The Sacraments of Baptism, Marriage and Burial were administered from Nuestra Señora de Guadalupe at El Paso to the early settlers of Doña Ana, Mesilla and Las Cruces by visitadores, circuit-riding priests from the mission. In 1850, with the designation of a new Bishopric of Santa Fe, a dialogue jurisdiction arose between Jean Lamy, Bishop of the new Diocese of Santa Fe, and the Bishop of Durango. On the settlement of this dispute, all of New Mexico came under the jurisdiction of the Diocese of Sante Fe.
By 1852 there were churches at Doña Ana, Mesilla and Las Cruces. But at Mesilla only was there a resident priest, and until 1859, he visited the other two churches to administer Sacraments, Nuestra Senora de Candelaria de Doña Ana and Santa Genoveva de Las Cruces being considered visitas of San Albino’s in Mesilla.
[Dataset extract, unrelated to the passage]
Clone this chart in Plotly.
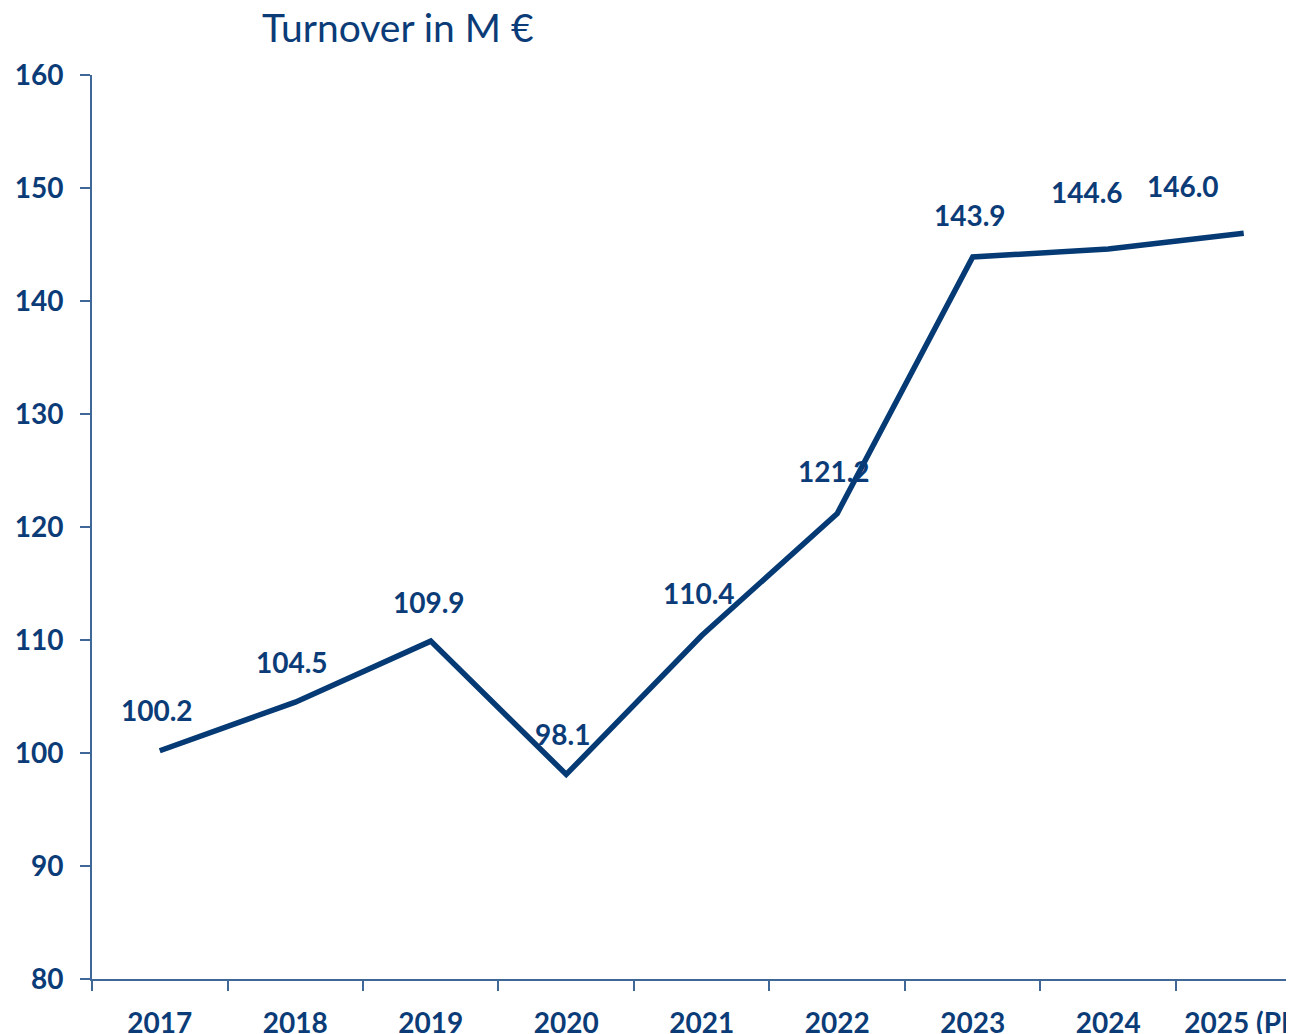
import plotly.graph_objects as go

years = ["2017", "2018", "2019", "2020", "2021", "2022", "2023", "2024", "2025 (PL)"]
turnover = [100.2, 104.5, 109.9, 98.1, 110.4, 121.2, 143.9, 144.6, 146.0]
label_texts = ["100.2", "104.5", "109.9", "98.1", "110.4", "121.2", "143.9", "144.6", "146.0"]
y_ticks = [80, 90, 100, 110, 120, 130, 140, 150, 160]

# label offsets in pixels (x, y)
label_dx = [-3, -3, -2, -4, -3, -3, -3, -21, -61]
label_dy = [41, 40, 39, 40, 42, 42, 42, 57, 47]

NAVY = "#0B3C78"
AXIS = "#3F6797"

# the page body has an 8px margin; size the figure to fill the rest of the window
OFF = 8
W, H = 1294 - OFF, 1034 - OFF

fig = go.Figure()
fig.add_trace(go.Scatter(
    x=years, y=turnover, mode="lines",
    line=dict(color="#053A74", width=5.5),
    hoverinfo="skip", showlegend=False,
))

for i, (val, txt, dx, dy) in enumerate(zip(turnover, label_texts, label_dx, label_dy)):
    fig.add_annotation(
        x=i, y=val, text=txt, showarrow=False,
        xshift=dx, yshift=dy,
        font=dict(family="Lato", size=28, color=NAVY, weight="bold"),
    )

fig.update_layout(
    width=W, height=H,
    paper_bgcolor="white", plot_bgcolor="white",
    margin=dict(l=92 - OFF, r=0, t=75 - OFF, b=H - (979 - OFF)),
    title=dict(
        text="Turnover in M €",
        font=dict(family="Lato", size=39, color=NAVY),
        xref="container", yref="container",
        x=(262 - OFF) / W, xanchor="left",
        y=1 - (28 - OFF) / H, yanchor="middle",
    ),
    xaxis=dict(
        type="category",
        range=[-0.5, 8.371],
        showline=True, linecolor=AXIS, linewidth=2,
        ticks="outside", tickson="boundaries", ticklen=10, tickwidth=1.5, tickcolor=AXIS,
        showgrid=False, zeroline=False,
        tickfont=dict(family="Lato", size=28, color=NAVY, weight="bold"),
        ticklabelstandoff=18,
        automargin=False,
    ),
    yaxis=dict(
        range=[80, 160],
        tickvals=y_ticks,
        showline=True, linecolor=AXIS, linewidth=2,
        ticks="outside", ticklen=10, tickwidth=1.5, tickcolor=AXIS,
        showgrid=False, zeroline=False,
        tickfont=dict(family="Lato", size=28, color=NAVY, weight="bold"),
        ticklabelstandoff=11,
        automargin=False,
    ),
)

fig.write_html("out.html")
By the ’50’s and ’60’s, there were churches also at Santa Barbara and Tularosa. And by the ’80’s, San Vicente’s at San Vicente, now Silver City.
When the Diocese of Tucson was established in 1897, southern New Mexico was included in the Tucson jurisdiction. Bishop Henry Granjon wrote in his personal journal on a pastoral visit to New Mexico in 1902 of his visit to Deming, Rincon, Las Cruces, Mesilla, San Miguel, La Mesa, Chamberino, Anthony, Tularosa and Alamogordo. At that time there was still no church or chapel in Deming, Rincon, Anthony or Alamogordo. In 1914, on the formation of the Diocese of El Paso. the New Mexico counties of Doña Ana, Eddy, Grant, Hidalgo, Lea, Luna, Otero and a portion of Sierra County came under the jurisdiction of El Paso. The establishment of the Diocese of Las Cruces in 1982 added Lincoln and Chavez counties and all of Sierra County to those New Mexican counties which had previously been served by the El Paso Diocese.
The Diocese of Las Cruces has an important and rich heritage on which to build. From its early Indian inhabitants through the period of Spanish exploration and Mexican colonization to the present, the diocese has developed a special identity.